■ Exercise objective
Starting at the first line of the data, please print exactly those lines through the one that holds "(Q.351) -- ([xshift=-28pt]P.north);", omitting every picture.

----------

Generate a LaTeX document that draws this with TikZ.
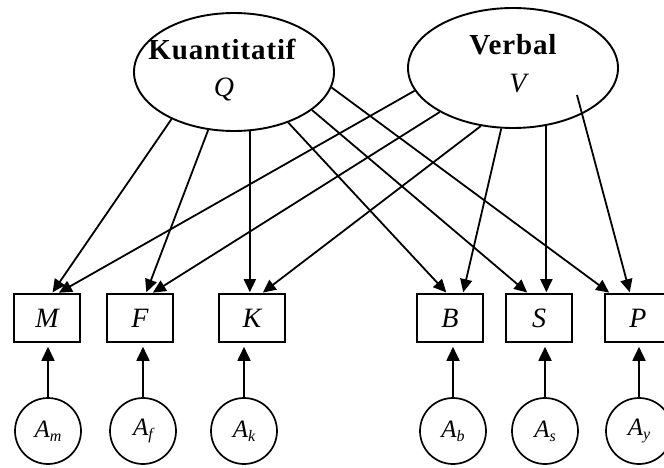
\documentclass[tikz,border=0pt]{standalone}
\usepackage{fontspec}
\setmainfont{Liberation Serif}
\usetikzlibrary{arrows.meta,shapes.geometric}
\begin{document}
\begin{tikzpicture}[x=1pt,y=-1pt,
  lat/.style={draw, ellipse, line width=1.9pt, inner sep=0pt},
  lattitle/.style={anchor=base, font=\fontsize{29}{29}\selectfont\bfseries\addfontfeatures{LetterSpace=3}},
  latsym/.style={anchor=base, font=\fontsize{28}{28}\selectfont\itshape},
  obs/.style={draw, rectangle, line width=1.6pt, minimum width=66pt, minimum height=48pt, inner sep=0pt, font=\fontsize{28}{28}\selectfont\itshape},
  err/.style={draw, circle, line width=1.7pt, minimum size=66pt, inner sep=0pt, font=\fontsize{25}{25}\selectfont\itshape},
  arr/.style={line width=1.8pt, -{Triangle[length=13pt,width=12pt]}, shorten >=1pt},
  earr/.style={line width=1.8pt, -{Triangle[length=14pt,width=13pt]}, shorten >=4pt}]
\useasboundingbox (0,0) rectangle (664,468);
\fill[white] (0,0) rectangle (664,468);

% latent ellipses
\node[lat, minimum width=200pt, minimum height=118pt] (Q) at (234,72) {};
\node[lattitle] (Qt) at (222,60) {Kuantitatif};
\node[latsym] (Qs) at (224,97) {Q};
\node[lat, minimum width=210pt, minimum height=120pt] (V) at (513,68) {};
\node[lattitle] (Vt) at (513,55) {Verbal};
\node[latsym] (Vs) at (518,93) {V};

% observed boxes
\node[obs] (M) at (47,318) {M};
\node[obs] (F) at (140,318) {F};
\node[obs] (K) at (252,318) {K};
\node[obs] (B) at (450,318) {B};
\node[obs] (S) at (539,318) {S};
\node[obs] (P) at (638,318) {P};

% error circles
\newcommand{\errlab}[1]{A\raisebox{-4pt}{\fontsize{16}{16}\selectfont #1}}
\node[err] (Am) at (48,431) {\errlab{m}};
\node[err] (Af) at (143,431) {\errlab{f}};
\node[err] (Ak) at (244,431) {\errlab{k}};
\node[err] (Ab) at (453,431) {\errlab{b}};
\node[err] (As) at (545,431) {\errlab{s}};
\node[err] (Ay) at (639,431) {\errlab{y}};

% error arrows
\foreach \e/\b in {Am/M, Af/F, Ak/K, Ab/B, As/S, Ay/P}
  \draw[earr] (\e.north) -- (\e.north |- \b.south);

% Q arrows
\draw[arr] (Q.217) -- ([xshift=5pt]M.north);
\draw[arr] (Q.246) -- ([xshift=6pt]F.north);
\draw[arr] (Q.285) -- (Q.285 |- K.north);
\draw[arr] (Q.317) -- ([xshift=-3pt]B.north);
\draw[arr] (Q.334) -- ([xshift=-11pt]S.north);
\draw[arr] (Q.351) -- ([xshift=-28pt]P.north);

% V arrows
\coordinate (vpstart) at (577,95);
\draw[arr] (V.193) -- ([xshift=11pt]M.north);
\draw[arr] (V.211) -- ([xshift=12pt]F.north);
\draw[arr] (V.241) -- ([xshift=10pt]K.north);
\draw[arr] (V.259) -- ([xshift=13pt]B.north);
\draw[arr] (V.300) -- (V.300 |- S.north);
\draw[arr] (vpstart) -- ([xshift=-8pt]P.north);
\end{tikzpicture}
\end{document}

----------

■ Solution to this task
Generate a LaTeX document that draws this with TikZ.
\documentclass[tikz,border=0pt]{standalone}
\usepackage{fontspec}
\setmainfont{Liberation Serif}
\usetikzlibrary{arrows.meta,shapes.geometric}
\begin{document}
\begin{tikzpicture}[x=1pt,y=-1pt,
  lat/.style={draw, ellipse, line width=1.9pt, inner sep=0pt},
  lattitle/.style={anchor=base, font=\fontsize{29}{29}\selectfont\bfseries\addfontfeatures{LetterSpace=3}},
  latsym/.style={anchor=base, font=\fontsize{28}{28}\selectfont\itshape},
  obs/.style={draw, rectangle, line width=1.6pt, minimum width=66pt, minimum height=48pt, inner sep=0pt, font=\fontsize{28}{28}\selectfont\itshape},
  err/.style={draw, circle, line width=1.7pt, minimum size=66pt, inner sep=0pt, font=\fontsize{25}{25}\selectfont\itshape},
  arr/.style={line width=1.8pt, -{Triangle[length=13pt,width=12pt]}, shorten >=1pt},
  earr/.style={line width=1.8pt, -{Triangle[length=14pt,width=13pt]}, shorten >=4pt}]
\useasboundingbox (0,0) rectangle (664,468);
\fill[white] (0,0) rectangle (664,468);

% latent ellipses
\node[lat, minimum width=200pt, minimum height=118pt] (Q) at (234,72) {};
\node[lattitle] (Qt) at (222,60) {Kuantitatif};
\node[latsym] (Qs) at (224,97) {Q};
\node[lat, minimum width=210pt, minimum height=120pt] (V) at (513,68) {};
\node[lattitle] (Vt) at (513,55) {Verbal};
\node[latsym] (Vs) at (518,93) {V};

% observed boxes
\node[obs] (M) at (47,318) {M};
\node[obs] (F) at (140,318) {F};
\node[obs] (K) at (252,318) {K};
\node[obs] (B) at (450,318) {B};
\node[obs] (S) at (539,318) {S};
\node[obs] (P) at (638,318) {P};

% error circles
\newcommand{\errlab}[1]{A\raisebox{-4pt}{\fontsize{16}{16}\selectfont #1}}
\node[err] (Am) at (48,431) {\errlab{m}};
\node[err] (Af) at (143,431) {\errlab{f}};
\node[err] (Ak) at (244,431) {\errlab{k}};
\node[err] (Ab) at (453,431) {\errlab{b}};
\node[err] (As) at (545,431) {\errlab{s}};
\node[err] (Ay) at (639,431) {\errlab{y}};

% error arrows
\foreach \e/\b in {Am/M, Af/F, Ak/K, Ab/B, As/S, Ay/P}
  \draw[earr] (\e.north) -- (\e.north |- \b.south);

% Q arrows
\draw[arr] (Q.217) -- ([xshift=5pt]M.north);
\draw[arr] (Q.246) -- ([xshift=6pt]F.north);
\draw[arr] (Q.285) -- (Q.285 |- K.north);
\draw[arr] (Q.317) -- ([xshift=-3pt]B.north);
\draw[arr] (Q.334) -- ([xshift=-11pt]S.north);
\draw[arr] (Q.351) -- ([xshift=-28pt]P.north);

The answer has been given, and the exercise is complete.